Evaluate different types of clustering

Completed

There are multiple algorithms you can use for clustering. Perhaps the two best-known approaches are called K-means clustering and hierarchical clustering.

Train a K-means clustering model

The algorithm we previously used to approximate the number of clusters in our dataset is called K-means. Let's get to the finer details.

The basic algorithm has the following steps:

  1. Specify the number of clusters to be created (this is done by the data scientist). Taking the flowers example from the previous unit, this means deciding how many clusters you want to use to group the flowers.
  2. The algorithm randomly selects K observations from the dataset to serve as the initial centers for the clusters (that is, centroids).
  3. Each of the remaining observations (in this case, flowers) is assigned to its closest centroid.
  4. The new mean of each cluster is computed, and the centroid is moved to the mean.
  5. Now that the centers have been recalculated, every observation is checked again to see if it might be closer to a different cluster. All the objects are reassigned again by using the updated cluster means. The cluster assignment and centroid update steps are iteratively repeated until the cluster assignments stop changing (that is, when convergence is achieved). Typically, the algorithm terminates when each new iteration results in negligible movement of centroids and the clusters become static.
  6. Note that due to randomization of the initial K observations used as the starting centroids, we can get slightly different results each time we apply the procedure. For this reason, most algorithms use several random starts and choose the iteration with the lowest within cluster sum of squares (WCSS). As such, it's strongly recommended to always run K-means with several values of nstart.

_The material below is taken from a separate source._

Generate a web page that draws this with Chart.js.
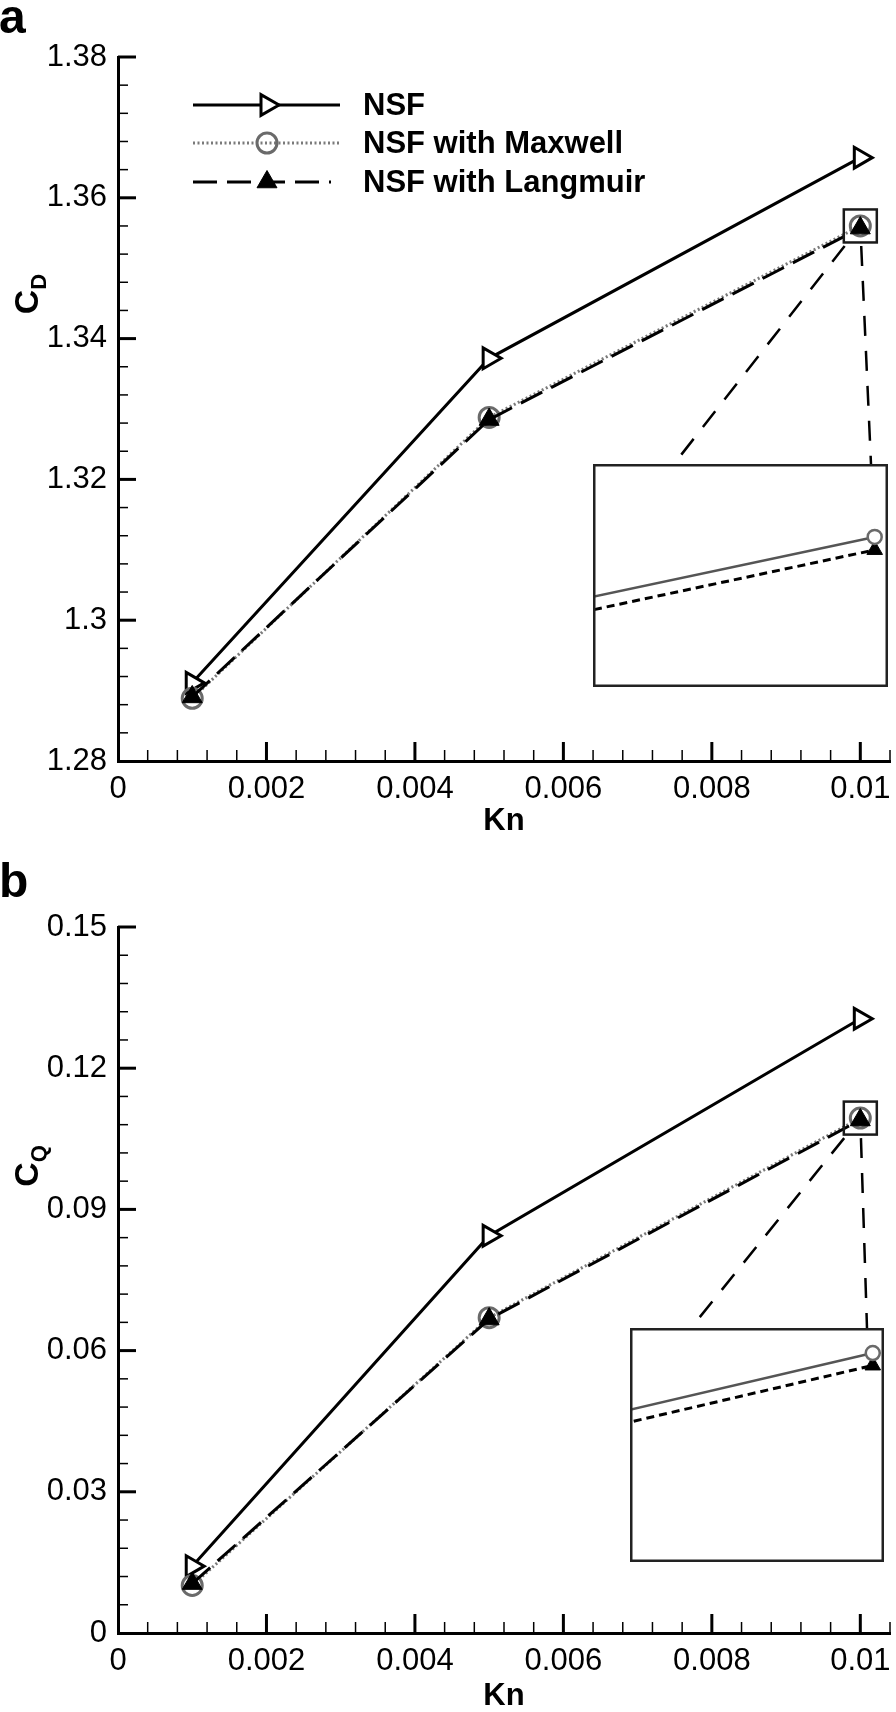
<!DOCTYPE html>
<html>
<head>
<meta charset="utf-8">
<script src="https://cdn.jsdelivr.net/npm/chart.js@4.4.1/dist/chart.umd.min.js"></script>
<style>
html,body{margin:0;padding:0;background:#fff;}
#wrap{position:relative;width:896px;height:1712px;overflow:hidden;background:#fff;}
canvas{position:absolute;display:block;}
</style>
</head>
<body>
<div id="wrap">
  <canvas id="ca" width="896" height="856" style="left:0;top:0;width:896px;height:856px;"></canvas>
  <canvas id="cb" width="896" height="856" style="left:0;top:856px;width:896px;height:856px;"></canvas>
  <canvas id="ia" width="295" height="223" style="left:593px;top:464px;width:295px;height:223px;background:#fff;"></canvas>
  <canvas id="ib" width="254" height="234" style="left:630px;top:1328px;width:254px;height:234px;background:#fff;"></canvas>
</div>
<script>
// ---------------- data ----------------
const KN = [0.001, 0.005, 0.01];
const SERIES_NAMES = ['NSF', 'NSF with Maxwell', 'NSF with Langmuir'];

const CD_NSF      = [1.2911, 1.3372, 1.3657];
const CD_MAXWELL  = [1.2889, 1.3288, 1.3560];
const CD_LANGMUIR = [1.2891, 1.3285, 1.3557];

const CQ_NSF      = [0.0142, 0.0844, 0.1305];
const CQ_MAXWELL  = [0.0101, 0.0670, 0.1094];
const CQ_LANGMUIR = [0.0105, 0.0667, 0.1090];

const X_TICKS = [0, 0.002, 0.004, 0.006, 0.008, 0.01];
const X_TICK_LABELS = ['0', '0.002', '0.004', '0.006', '0.008', '0.01'];
const X_MAX = 0.0104;

const CD_TICKS = [1.28, 1.30, 1.32, 1.34, 1.36, 1.38];
const CD_TICK_LABELS = ['1.28', '1.3', '1.32', '1.34', '1.36', '1.38'];
const CQ_TICKS = [0, 0.03, 0.06, 0.09, 0.12, 0.15];
const CQ_TICK_LABELS = ['0', '0.03', '0.06', '0.09', '0.12', '0.15'];

// zoomed windows shown in the insets
const INSET_A_X = [0.009746, 0.010012];
const INSET_A_Y = [1.352537, 1.357683];
const INSET_B_X = [0.009784, 0.010010];
const INSET_B_Y = [0.10266, 0.110208];

// ---------------- styles ----------------
const FONT = "'Liberation Sans', Arial, Helvetica, sans-serif";
const STYLE = {
  nsf: {borderColor:'#000', borderWidth:3, pointStyle:'triangle', pointRotation:90, pointRadius:12,
        pointBorderWidth:3, pointBorderColor:'#000', pointBackgroundColor:'#fff'},
  max: {borderColor:'#7a7a7a', borderWidth:3, borderDash:[2,2.5], pointStyle:'circle', pointRadius:10,
        pointBorderWidth:3, pointBorderColor:'#6a6a6a', pointBackgroundColor:'rgba(0,0,0,0)'},
  lan: {borderColor:'#000', borderWidth:3, borderDash:[24,10], pointStyle:'triangle', pointRotation:0, pointRadius:11.5,
        pointBorderWidth:1, pointBorderColor:'#000', pointBackgroundColor:'#000'}
};

const toXY = ys => KN.map((x, i) => ({x: x, y: ys[i]}));

function drawMarker(ctx, st, x, y) {
  ctx.save();
  ctx.lineWidth = st.pointBorderWidth;
  ctx.strokeStyle = st.pointBorderColor;
  ctx.fillStyle = st.pointBackgroundColor;
  ctx.beginPath();
  const r = st.pointRadius;
  if (st.pointStyle === 'circle') {
    ctx.arc(x, y, r, 0, Math.PI * 2);
  } else {
    let rad = (st.pointRotation || 0) * Math.PI / 180;
    for (let k = 0; k < 3; k++) {
      const px = x + Math.sin(rad) * r, py = y - Math.cos(rad) * r;
      if (k === 0) ctx.moveTo(px, py); else ctx.lineTo(px, py);
      rad += 2 * Math.PI / 3;
    }
    ctx.closePath();
  }
  ctx.fill();
  if (st.pointBorderWidth > 0) ctx.stroke();
  ctx.restore();
}

function drawYTitle(ctx, main, sub, cx, cy) {
  ctx.save();
  ctx.translate(cx, cy);
  ctx.rotate(-Math.PI / 2);
  ctx.fillStyle = '#000';
  ctx.textBaseline = 'alphabetic';
  ctx.textAlign = 'left';
  const f1 = 'bold 34px ' + FONT, f2 = 'bold 22px ' + FONT;
  ctx.font = f1; const w1 = ctx.measureText(main).width;
  ctx.font = f2; const w2 = ctx.measureText(sub).width;
  const x0 = -(w1 + w2) / 2;
  ctx.font = f1; ctx.fillText(main, x0, 0);
  ctx.font = f2; ctx.fillText(sub, x0 + w1, 8);
  ctx.restore();
}

function makeMain(cfg) {
  const yStep = cfg.yTicks[1] - cfg.yTicks[0];
  const deco = {
    id: 'deco_' + cfg.id,
    beforeDatasetsDraw(chart) {
      const ctx = chart.ctx, xs = chart.scales.x, ys = chart.scales.y, a = chart.chartArea;
      ctx.save();
      ctx.strokeStyle = '#000';
      // x ticks (inward)
      const xMinor = 0.0004;
      for (let k = 1; k * xMinor <= X_MAX + 1e-9; k++) {
        const v = k * xMinor;
        const major = (k % 5 === 0);
        const px = xs.getPixelForValue(v);
        ctx.lineWidth = major ? 3 : 1.5;
        ctx.beginPath();
        ctx.moveTo(px, a.bottom);
        ctx.lineTo(px, a.bottom - (major ? 19 : 11));
        ctx.stroke();
      }
      // y ticks (inward)
      const yMinor = yStep / 5;
      const n = Math.round((cfg.yTicks[cfg.yTicks.length - 1] - cfg.yTicks[0]) / yMinor);
      for (let k = 1; k <= n; k++) {
        const v = cfg.yTicks[0] + k * yMinor;
        const major = (k % 5 === 0);
        const py = ys.getPixelForValue(v);
        ctx.lineWidth = major ? 3 : 1.5;
        ctx.beginPath();
        ctx.moveTo(a.left, py);
        ctx.lineTo(a.left + (major ? 18 : 10), py);
        ctx.stroke();
      }
      ctx.restore();
    },
    afterDatasetsDraw(chart) {
      const ctx = chart.ctx, xs = chart.scales.x, ys = chart.scales.y;
      const px = xs.getPixelForValue(KN[2]);
      const py = ys.getPixelForValue(cfg.max[2]);
      ctx.save();
      ctx.strokeStyle = '#1a1a1a';
      ctx.lineWidth = 2.5;
      ctx.strokeRect(px - 16.5, py - 16.5, 33, 33);
      // connectors towards inset
      const ins = cfg.inset;
      const ends = [[ins.left + ins.c1, ins.top], [ins.left + ins.w - 17, ins.top]];
      ctx.strokeStyle = '#000';
      ctx.lineWidth = 2.5;
      ctx.setLineDash([20, 15]);
      ends.forEach(e => {
        const t0 = 20 / (e[1] - py);
        ctx.beginPath();
        ctx.moveTo(px + (e[0] - px) * t0, py + (e[1] - py) * t0);
        ctx.lineTo(e[0], e[1]);
        ctx.stroke();
      });
      ctx.restore();
    },
    afterDraw(chart) {
      const ctx = chart.ctx;
      // panel letter
      ctx.save();
      ctx.fillStyle = '#000';
      ctx.font = 'bold 48px ' + FONT;
      ctx.textBaseline = 'alphabetic';
      ctx.textAlign = 'left';
      ctx.fillText(cfg.letter, -1, cfg.letterY);
      ctx.restore();
      drawYTitle(ctx, cfg.yTitle[0], cfg.yTitle[1], 38, cfg.yTitleY);
      if (cfg.legend) {
        const rows = [[SERIES_NAMES[0], STYLE.nsf], [SERIES_NAMES[1], STYLE.max], [SERIES_NAMES[2], STYLE.lan]];
        const ys0 = [105, 143, 182];
        rows.forEach((r, i) => {
          const st = r[1], y = ys0[i];
          ctx.save();
          ctx.strokeStyle = st.borderColor;
          ctx.lineWidth = st.borderWidth;
          ctx.setLineDash(st.borderDash || []);
          ctx.beginPath();
          ctx.moveTo(193, y);
          ctx.lineTo(i === 2 ? 331 : 340, y);
          ctx.stroke();
          ctx.restore();
          drawMarker(ctx, st, 267, y);
          ctx.save();
          ctx.fillStyle = '#000';
          ctx.font = 'bold 31px ' + FONT;
          ctx.textBaseline = 'middle';
          ctx.textAlign = 'left';
          ctx.fillText(r[0], 363, y + 1);
          ctx.restore();
        });
      }
    }
  };

  return new Chart(document.getElementById(cfg.id), {
    type: 'line',
    data: {
      datasets: [
        Object.assign({label: SERIES_NAMES[0], data: toXY(cfg.nsf), order: 2, tension: 0}, STYLE.nsf),
        Object.assign({label: SERIES_NAMES[1], data: toXY(cfg.max), order: 1, tension: 0}, STYLE.max),
        Object.assign({label: SERIES_NAMES[2], data: toXY(cfg.lan), order: 0, tension: 0}, STYLE.lan)
      ]
    },
    options: {
      responsive: false, animation: false, devicePixelRatio: 1, events: [],
      layout: {autoPadding: false, padding: {left: 0, top: cfg.padTop, right: 6, bottom: 0}},
      plugins: {legend: {display: false}, tooltip: {enabled: false}},
      scales: {
        x: {
          type: 'linear', min: 0, max: X_MAX,
          afterBuildTicks: s => { s.ticks = X_TICKS.map(v => ({value: v})); },
          afterFit: s => { s.height = cfg.xAxisH; s.paddingLeft = 0; s.paddingRight = 0; },
          ticks: {autoSkip: false, maxRotation: 0, minRotation: 0, padding: 10, color: '#000',
                  font: {family: FONT, size: 31}, callback: (v, i) => X_TICK_LABELS[i]},
          grid: {display: false, drawTicks: false},
          border: {display: true, color: '#000', width: 3},
          title: {display: true, text: 'Kn', color: '#000',
                  font: {family: FONT, size: 31, weight: 'bold', lineHeight: 1},
                  padding: {top: 0, bottom: cfg.knPad}}
        },
        y: {
          type: 'linear', min: cfg.yTicks[0], max: cfg.yTicks[cfg.yTicks.length - 1],
          afterBuildTicks: s => { s.ticks = cfg.yTicks.map(v => ({value: v})); },
          afterFit: s => { s.width = 118; s.paddingTop = 0; s.paddingBottom = 0; },
          ticks: {autoSkip: false, padding: 11, color: '#000', font: {family: FONT, size: 31},
                  callback: (v, i) => cfg.yLabels[i]},
          grid: {display: false, drawTicks: false},
          border: {display: true, color: '#000', width: 3}
        }
      }
    },
    plugins: [deco]
  });
}

function makeInset(id, xr, yr, maxData, lanData) {
  const frame = {
    id: 'frame_' + id,
    afterDraw(chart) {
      const ctx = chart.ctx;
      ctx.save();
      ctx.strokeStyle = '#222';
      ctx.lineWidth = 2.5;
      ctx.strokeRect(1.25, 1.25, chart.width - 2.5, chart.height - 2.5);
      ctx.restore();
    }
  };
  return new Chart(document.getElementById(id), {
    type: 'line',
    data: {
      datasets: [
        {label: SERIES_NAMES[1], data: toXY(maxData), order: 0, tension: 0,
         borderColor: '#555', borderWidth: 2.5, pointStyle: 'circle', pointRadius: 7,
         pointBorderColor: '#6a6a6a', pointBorderWidth: 2.5, pointBackgroundColor: '#fff'},
        {label: SERIES_NAMES[2], data: toXY(lanData), order: 1, tension: 0,
         borderColor: '#000', borderWidth: 3, borderDash: [8, 5], pointStyle: 'triangle', pointRadius: 9,
         pointBorderColor: '#000', pointBorderWidth: 1, pointBackgroundColor: '#000'}
      ]
    },
    options: {
      responsive: false, animation: false, devicePixelRatio: 1, events: [],
      layout: {autoPadding: false, padding: 0},
      plugins: {legend: {display: false}, tooltip: {enabled: false}},
      scales: {
        x: {type: 'linear', display: false, min: xr[0], max: xr[1]},
        y: {type: 'linear', display: false, min: yr[0], max: yr[1]}
      }
    },
    plugins: [frame]
  });
}

makeMain({
  id: 'ca', letter: 'a', letterY: 33, nsf: CD_NSF, max: CD_MAXWELL, lan: CD_LANGMUIR,
  yTicks: CD_TICKS, yLabels: CD_TICK_LABELS, yTitle: ['C', 'D'], yTitleY: 294,
  padTop: 57, xAxisH: 95, knPad: 19, legend: true,
  inset: {left: 593, top: 464, w: 295, c1: 81}
});
makeMain({
  id: 'cb', letter: 'b', letterY: 41, nsf: CQ_NSF, max: CQ_MAXWELL, lan: CQ_LANGMUIR,
  yTicks: CQ_TICKS, yLabels: CQ_TICK_LABELS, yTitle: ['C', 'Q'], yTitleY: 310,
  padTop: 71, xAxisH: 79, knPad: 0, legend: false,
  inset: {left: 630, top: 472, w: 254, c1: 61}
});
makeInset('ia', INSET_A_X, INSET_A_Y, CD_MAXWELL, CD_LANGMUIR);
makeInset('ib', INSET_B_X, INSET_B_Y, CQ_MAXWELL, CQ_LANGMUIR);
</script>
</body>
</html>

So, training usually involves multiple iterations, reinitializing the centroids each time, and the model with the best (lowest) WCSS is selected. The following animation shows this process:

Animation showing a collection of flowers with different numbers of petals and leaves.

Hierarchical clustering

The first step in K-means clustering is the data scientist specifying the number of clusters (K) to partition the observations into. Hierarchical clustering, on the other hand, doesn't require the number of clusters to be defined in advance.

In hierarchical clustering, the clusters themselves belong to a larger group, which belong to even larger groups, and so on. The result is that data points can be clusters in differing degrees of precision: with a large number of very small and precise groups, or a small number of larger groups.

For example, if we apply clustering to the meanings of words, we might get a group containing adjectives specific to emotions (such as angry or happy). This group might, in turn, belong to a group containing all human-related adjectives (such as happy, handsome, or young). And this group might belong to an even higher group, containing all adjectives (such as happy, green, handsome, or hard).

Diagram showing hierarchical clustering.

Hierarchical clustering is useful not only for breaking data into groups, but also for understanding the relationships between these groups. This method can sometimes provide more interpretable results than non-hierarchical approaches. The major drawback, however, is that hierarchical clustering can take much longer to compute than simpler approaches. You might find the method unsuitable for large datasets.